Paisley Wallaby: Yeah, let's try running it.
Stealthy Dictaphone: So, Okay. s1char is not defined….
Paisley Wallaby: I think you have a lowercase where you meant uppercase.
Stealthy Dictaphone: Okay, findLongest(), I misspelled that. Okay that gave use the result and let's try this one. Okay alright, seems to be working correctly.Okay so I'm happy with this as far as being a working solution…
Paisley Wallaby: Do you want to try the second test case just to be sure the one on line 16?
Stealthy Dictaphone: Sure.
Paisley Wallaby: Okay cool, so as it is what's the running time of your code?
Stealthy Dictaphone: Okay, not great. Let's see so we got...so we're branching out for every call...we make potentially one recursive call for every character in s1 so that's going to be O(n) but then for each of those recursive calls. So if I think of this like a tree we start at our initial call and that branches out to n different branches and each of those n branches is going to also branch out almost n branches and so the depth then of that tree is going to be also n because we're doing this for each...doing that until we get to the end of s1 so I'm thinking that's O(n^n).

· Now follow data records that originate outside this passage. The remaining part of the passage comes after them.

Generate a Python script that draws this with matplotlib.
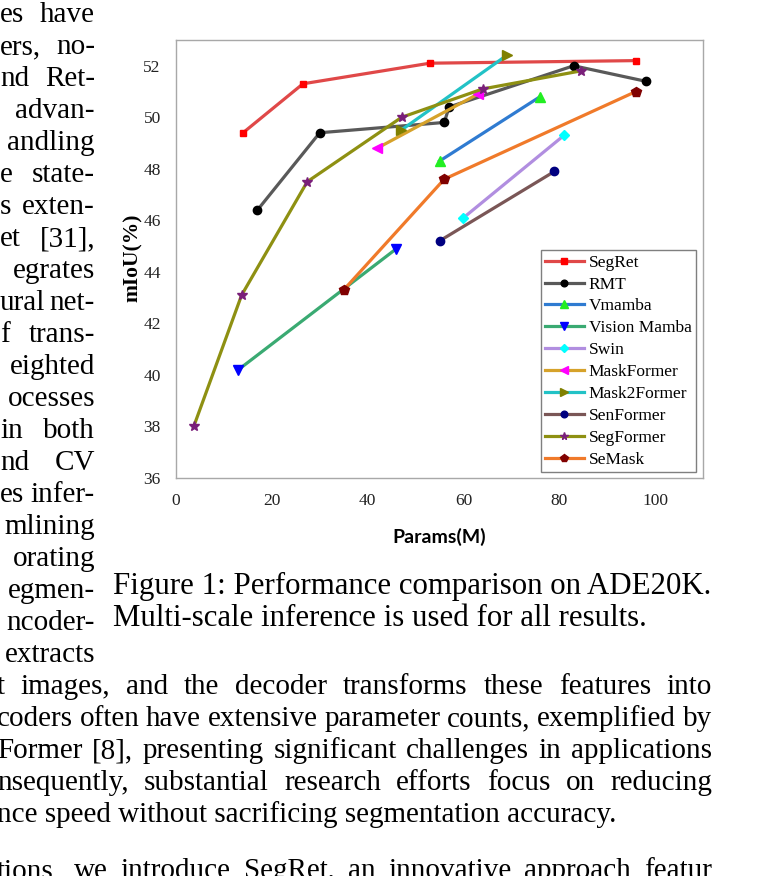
import matplotlib
matplotlib.use("Agg")
import matplotlib.pyplot as plt

W, H = 765, 876

# ---------------- datos ----------------
params_segret = [14, 26.5, 53, 96]
miou_segret = [49.4, 51.3, 52.1, 52.2]
params_rmt = [17, 30, 56, 57, 83, 98]
miou_rmt = [46.4, 49.4, 49.8, 50.4, 52.0, 51.4]
params_vmamba = [55, 76]
miou_vmamba = [48.3, 50.8]
params_vim = [13, 46]
miou_vim = [40.2, 44.9]
params_swin = [60, 81]
miou_swin = [46.1, 49.3]
params_maskformer = [42, 63]
miou_maskformer = [48.8, 50.9]
params_mask2former = [47, 69]
miou_mask2former = [49.5, 52.4]
params_senformer = [55, 79]
miou_senformer = [45.2, 47.9]
params_segformer = [3.7, 13.7, 27.4, 47.1, 64, 84.5]
miou_segformer = [38.0, 43.1, 47.5, 50.0, 51.1, 51.8]
params_semask = [35, 56, 96]
miou_semask = [43.3, 47.6, 51.0]

x_ticks = [0, 20, 40, 60, 80, 100]
y_ticks = [36, 38, 40, 42, 44, 46, 48, 50, 52]

# texto de la página alrededor de la figura
col_izq = ["es have", "ers, no-", "nd Ret-", "advan-", "andling", "e state-",
           "s exten-", "et [31],", "egrates", "ural net-", "f trans-", "eighted",
           "ocesses", "in both", "nd CV", "es infer-", "mlining", "orating",
           "egmen-", "ncoder-", "extracts"]
col_full = ["t images, and the decoder transforms these features into",
            "coders often have extensive parameter counts, exemplified by",
            "Former [8], presenting significant challenges in applications",
            "nsequently, substantial research efforts focus on reducing"]
ultima = "nce speed without sacrificing segmentation accuracy."
siguiente = "tions, we introduce SegRet, an innovative approach featur"
caption = ["Figure 1: Performance comparison on ADE20K.",
           "Multi-scale inference is used for all results."]

SERIF = "Liberation Serif"


def px(x, y):
    return x / W, 1 - y / H


def ancho(fig, r, s, size):
    t = fig.text(0, 0, s, fontsize=size, family=SERIF)
    w = t.get_window_extent(r).width
    t.remove()
    return w


def justificar(fig, r, s, x0, x1, y, size):
    palabras = s.split(" ")
    anchos = [ancho(fig, r, p, size) for p in palabras]
    if len(palabras) == 1 or sum(anchos) + 4 * (len(palabras) - 1) > x1 - x0:
        fig.text(*px(x1, y), s, fontsize=size, family=SERIF, ha="right", va="baseline")
        return
    gap = (x1 - x0 - sum(anchos)) / (len(palabras) - 1)
    x = x0
    for p, w in zip(palabras, anchos):
        fig.text(*px(x, y), p, fontsize=size, family=SERIF, va="baseline")
        x += w + gap


fig = plt.figure(figsize=(W / 100, H / 100), dpi=100)
r = fig.canvas.get_renderer()

# ---------------- gráfico ----------------
ax = fig.add_axes([176 / W, 1 - 478 / H, 527 / W, 438 / H])

series = [
    ("SegRet", params_segret, miou_segret, "#e04848", "s", "#ff0000", 5),
    ("RMT", params_rmt, miou_rmt, "#595959", "o", "#000000", 6),
    ("Vmamba", params_vmamba, miou_vmamba, "#2f7bd1", "^", "#22ee22", 7),
    ("Vision Mamba", params_vim, miou_vim, "#3aaa72", "v", "#0000ff", 7),
    ("Swin", params_swin, miou_swin, "#b18ee0", "D", "#00ffff", 5),
    ("MaskFormer", params_maskformer, miou_maskformer, "#d6a22a", "<", "#ff00ff", 7),
    ("Mask2Former", params_mask2former, miou_mask2former, "#22c2c6", ">", "#808000", 7),
    ("SenFormer", params_senformer, miou_senformer, "#7a5656", "o", "#000080", 6),
    ("SegFormer", params_segformer, miou_segformer, "#8e9012", "*", "#7a1f7a", 7),
    ("SeMask", params_semask, miou_semask, "#f07a2a", "p", "#800000", 7),
]

for nombre, xs, ys, c, m, mc, ms in series:
    ax.plot(xs, ys, color=c, lw=2.3, marker=m, ms=ms, mfc=mc, mec=mc,
            label=nombre)

ax.set_xlim(0, 110)
ax.set_ylim(36, 53)
ax.set_xticks(x_ticks)
ax.set_yticks(y_ticks)
ax.tick_params(length=0, pad=11, labelsize=12.5, labelcolor="#222222")
for lab in ax.get_xticklabels() + ax.get_yticklabels():
    lab.set_family(SERIF)
for s in ax.spines.values():
    s.set_color("#a8a8a8")
    s.set_linewidth(1)

leg = ax.legend(loc="lower right", bbox_to_anchor=(0.9867, 0.0137),
                borderaxespad=0, fancybox=False, framealpha=1,
                edgecolor="#7f7f7f", prop={"family": SERIF, "size": 12.5},
                handlelength=2.2, handletextpad=0.3, labelspacing=0.33,
                borderpad=0.25, markerscale=0.8)
leg.get_frame().set_linewidth(1)

fig.text(*px(133, 258), "mIoU(%)", rotation=90, ha="center", va="center",
         family=SERIF, fontweight="bold", fontsize=15.5)
fig.text(*px(439, 537), "Params(M)", ha="center", va="center",
         family="Lato", fontweight="bold", fontsize=14)

# ---------------- texto de la página ----------------
size = 21
paso = 32
base0 = 22

for i, linea in enumerate(col_izq):
    justificar(fig, r, linea, 0, 95, base0 + paso * i, size)

for j, linea in enumerate(col_full):
    justificar(fig, r, linea, -3, 712, base0 + paso * (21 + j), size)

fig.text(*px(-3, base0 + paso * 25), ultima, fontsize=size, family=SERIF,
         va="baseline")
justificar(fig, r, siguiente, -3, 712, base0 + paso * 26 + 24, size)

# tamaño del pie ajustado al ancho de la primera línea
cap_size = 20 * 600 / ancho(fig, r, caption[0], 20)
fig.text(*px(113, 594), caption[0], fontsize=cap_size, family=SERIF, va="baseline")
fig.text(*px(113, 626), caption[1], fontsize=cap_size, family=SERIF, va="baseline")

fig.savefig("out.png", dpi=100)
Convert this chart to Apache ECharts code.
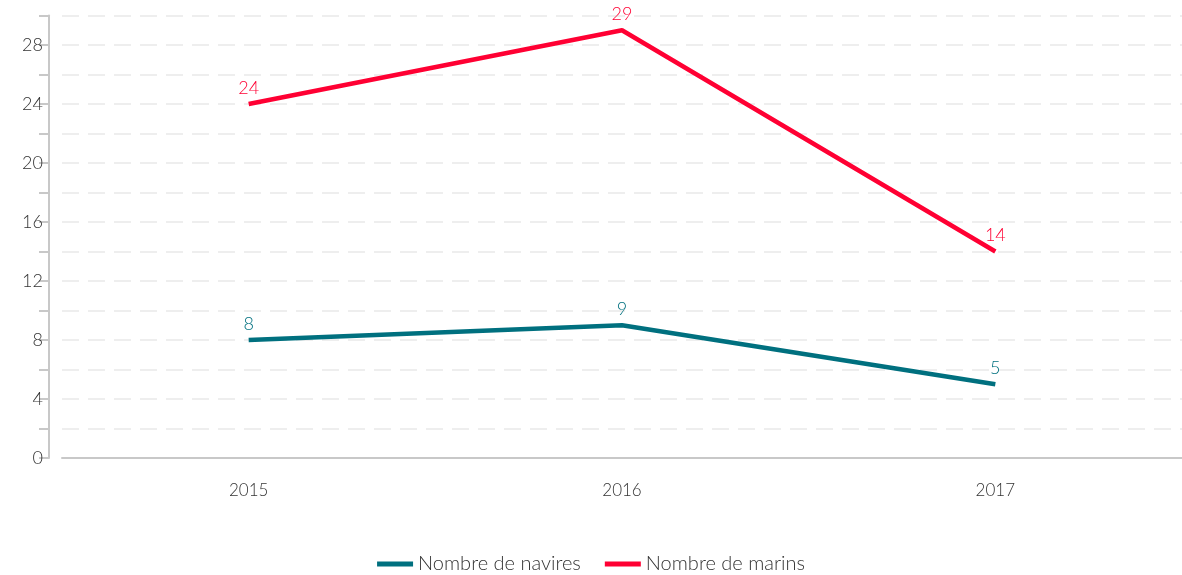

Paisley Wallaby: Yeah, or exponential. Right so we have maybe 20 minutes left. So can you think of a way to optimize this code?
Stealthy Dictaphone: Yeah I'm thinking...I'm wondering if I can memoize the results that we're getting. So there's probably going to be in this big tree that we have with n branches per node at n levels, I think we're going to be making the same calls a couple of times. There are going to be multiple times where we just got...we're starting with the “D” here and we're going to be looking at this particular substring in s2. If I just build a matrix of these results, I think I have two dimensions here: where I'm starting at s1 and where I'm starting at s2, so I think I can build a matrix of the results I'm getting and memoize them and then check that matrix first before I do the calculations.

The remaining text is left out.